Sama nie wiem.
Bardzo mi się podobała wycieczka z Olą do Nikiszowca i Muzeum Śląskiego trzy lata temu. Bardzo mi się podobało szwendanie się z Lolą po tym mieście w maju zeszłego roku. Ale jak pojechałam tam kilka tygodni temu na wystawę poświęcona twórczości Beksińskiego (znów z Olą), to stwierdziłam, ze Katowice są okropne i przygnębiające. Mimo, że przez ostatnią dekadę sporo się zmieniło, dworzec już nie straszy, powstała Strefa Kultury, pojawiło się trochę fajnych murali, to jak było brzydko, tak jest i dalej (mimo, że fotogenicznie).
Ciekawa jestem, co Wy o tym myślicie?

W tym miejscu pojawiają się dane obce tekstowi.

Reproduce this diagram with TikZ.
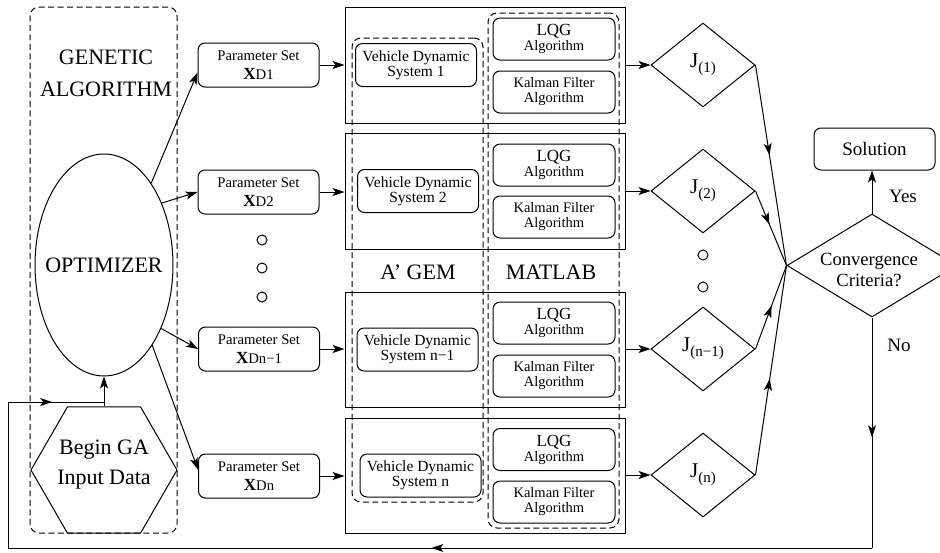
\documentclass[tikz,border=0pt]{standalone}
\usepackage{fontspec}
\setmainfont{Liberation Serif}
\usetikzlibrary{arrows.meta,shapes.geometric,decorations.markings}
\newcommand{\mkxd}[1]{{\fontsize{17}{17}\selectfont\bfseries X}#1}
\newcommand{\jlab}[1]{J\raisebox{-5pt}{\fontsize{15}{15}\selectfont #1}}
\begin{document}
\begin{tikzpicture}[x=1pt,y=-1pt,line width=1pt,
  tip/.style={-{Stealth[length=12pt,width=8pt,inset=3pt]}},
  midarr/.style={postaction={decorate},decoration={markings,mark=at position #1 with {\arrow{Stealth[length=12pt,width=8pt,inset=3pt]}}}},
  rbox/.style={draw,rounded corners=7pt,minimum width=121pt,minimum height=43pt,inner sep=0pt,align=center},
  psbox/.style={rbox,minimum height=44pt,font=\fontsize{14.7}{19.5}\selectfont},
  vdbox/.style={rbox,font=\fontsize{15.5}{15}\selectfont},
  algbox/.style={rbox,minimum width=122pt,minimum height=42pt,font=\fontsize{14.5}{15}\selectfont},
  bigbox/.style={draw,rectangle,minimum width=280pt,minimum height=116pt,inner sep=0pt},
  dbox/.style={draw,dash pattern=on 6pt off 3.5pt,rounded corners=9pt,inner sep=0pt},
  jdia/.style={draw,diamond,minimum width=104pt,minimum height=84pt,inner sep=0pt,font=\fontsize{21}{21}\selectfont},
  dotc/.style={draw,circle,minimum size=10pt,inner sep=0pt,line width=1pt},
  bigtxt/.style={font=\fontsize{22}{30}\selectfont,align=center,inner sep=0pt},
  midtxt/.style={font=\fontsize{19}{21}\selectfont,align=center,inner sep=0pt},
]
\useasboundingbox (0,0) rectangle (940,552);
\clip (0,0) rectangle (940,552);

% big solid boxes
\node[bigbox] (b1) at (485,65) {};
\node[bigbox] (b2) at (485,191) {};
\node[bigbox,minimum height=115pt] (b3) at (485,349.5) {};
\node[bigbox,minimum height=115pt] (b4) at (485,475.5) {};

% dashed groups
\node[dbox,minimum width=147pt,minimum height=526pt] (ga) at (103.5,270) {};
\node[dbox,minimum width=131pt,minimum height=464pt] (gem) at (417.5,270) {};
\node[dbox,minimum width=131pt,minimum height=515pt] (mat) at (553.5,270.5) {};

\node[bigtxt,font=\fontsize{22}{32}\selectfont] (gatxt) at (106,73.5) {GENETIC\\ALGORITHM};
\node[bigtxt] (gemtxt) at (418,272.5) {A’ GEM};
\node[bigtxt] (mattxt) at (551,272.5) {MATLAB};

% optimizer and start
\node[draw,ellipse,minimum width=138pt,minimum height=222pt,inner sep=0pt] (opt) at (104,265) {};
\node[bigtxt] (opttxt) at (104,265) {OPTIMIZER};
\node[draw,regular polygon,regular polygon sides=6,minimum size=146pt,inner sep=0pt] (hex) at (104,470) {};
\node[bigtxt] (hextxt) at (104,465) {Begin GA\\Input Data};

% parameter sets
\node[psbox] (ps1) at (258.5,65) {Parameter Set\\\mkxd{D1}};
\node[psbox] (ps2) at (258.5,192) {Parameter Set\\\mkxd{D2}};
\node[psbox] (ps3) at (259,349) {Parameter Set\\\mkxd{Dn−1}};
\node[psbox] (ps4) at (259,476) {Parameter Set\\\mkxd{Dn}};

\node[dotc] (dl1) at (262,240) {};
\node[dotc] (dl2) at (262,268) {};
\node[dotc] (dl3) at (262,297) {};

% vehicle dynamic systems
\node[vdbox] (vd1) at (416,65) {Vehicle Dynamic\\System 1};
\node[vdbox] (vd2) at (418,191) {Vehicle Dynamic\\System 2};
\node[vdbox] (vd3) at (417.5,349.5) {Vehicle Dynamic\\System n−1};
\node[vdbox] (vd4) at (420.5,475.5) {Vehicle Dynamic\\System n};

% matlab algorithms
\node[algbox] (lqg1) at (554,39) {{\fontsize{17}{15}\selectfont LQG}\\Algorithm};
\node[algbox] (kf1) at (554,92) {Kalman Filter\\Algorithm};
\node[algbox] (lqg2) at (554,165) {{\fontsize{17}{15}\selectfont LQG}\\Algorithm};
\node[algbox] (kf2) at (554,217) {Kalman Filter\\Algorithm};
\node[algbox] (lqg3) at (554,323) {{\fontsize{17}{15}\selectfont LQG}\\Algorithm};
\node[algbox] (kf3) at (554,376) {Kalman Filter\\Algorithm};
\node[algbox] (lqg4) at (554,449.5) {{\fontsize{17}{15}\selectfont LQG}\\Algorithm};
\node[algbox] (kf4) at (554,502) {Kalman Filter\\Algorithm};

% cost diamonds
\node[jdia] (j1) at (703,65) {\jlab{(1)}};
\node[jdia] (j2) at (703,191) {\jlab{(2)}};
\node[jdia] (j3) at (703,349) {\jlab{(n−1)}};
\node[jdia] (j4) at (703,475) {\jlab{(n)}};
\node[dotc] (dr1) at (703,255) {};
\node[dotc] (dr2) at (703,287) {};

% convergence and solution
\node[draw,diamond,minimum width=170pt,minimum height=103pt,inner sep=0pt] (conv) at (872,265.5) {};
\node[midtxt,font=\fontsize{18.6}{21}\selectfont] (convtxt) at (869,269.5) {Convergence\\Criteria?};
\node[rbox,font=\fontsize{19}{19}\selectfont,minimum height=42pt] (sol) at (874.5,149) {Solution};
\node[midtxt] (yes) at (903,196) {Yes};
\node[midtxt] (no) at (899,345) {No};

% connectors
\draw[tip] (opt.60) -- (ps1.187);
\draw[tip] (opt.47) -- (ps2.west);
\draw[tip] (opt.-48) -- (ps3.west);
\draw[tip] (opt.-59) -- (ps4.174);
\foreach \i in {1,2,3,4}{
  \draw[tip] (ps\i.east) -- (ps\i.east -| b\i.west);
  \draw[tip] (b\i.east |- j\i.west) -- (j\i.west);
}
\draw[midarr=0.45] (j1.east) -- (conv.west);
\draw[midarr=0.45] (j2.east) -- (conv.west);
\draw[midarr=0.52] (j3.east) -- (conv.west);
\draw[midarr=0.46] (j4.east) -- (conv.west);
\draw[tip] (conv.north) -- (conv.north |- sol.south);

\coordinate (c1) at (872,548);
\coordinate (c2) at (8,548);
\coordinate (c3) at (8,402);
\coordinate (c4) at (104,402);
\draw[midarr=0.52] (conv.south) -- (c1);
\draw[midarr=0.51] (c1) -- (c2);
\draw (c2) -- (c3);
\draw[midarr=0.46] (c3) -- (c4);
\draw[tip] (hex.north) -- (opt.south);
\end{tikzpicture}
\end{document}
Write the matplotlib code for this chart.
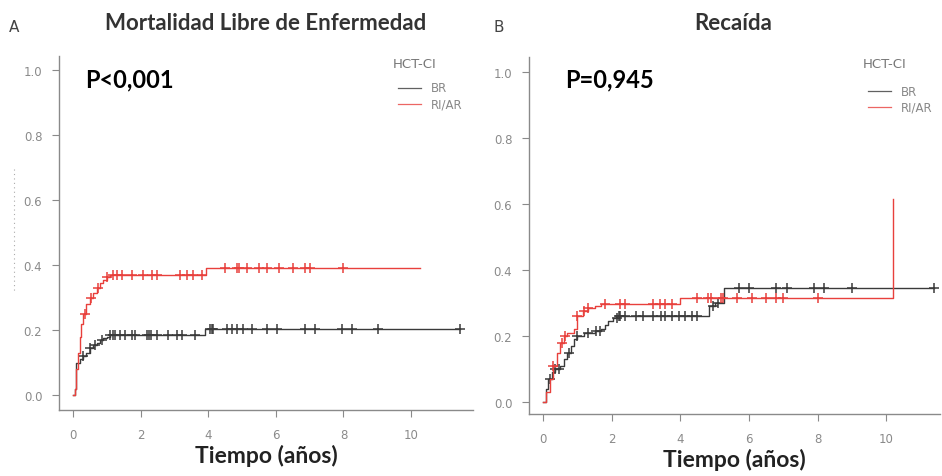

Jak postrzegacie Katowice?
Muszę przyznać, że na tych zdjęciach wygląda ciekawie. I chyba o to chodzi!
Bo Katowice na trzeźwo są obrzydliwe, mało ciekawe i syfiate. No,może z wyjątkiem kilku miejsc.
No właśnie. Wtedy, kiedy mi się najbardziej podobało, trzeźwa zdecydowanie nie byłam 😄
Przygnębiające te Katowice. Wyglądają trochę jak złe dzielnice wielkich miast, do których nikt dobrowolnie nie zagląda.
Za to spodek nieźle się trzyma, i bardzo dobrze.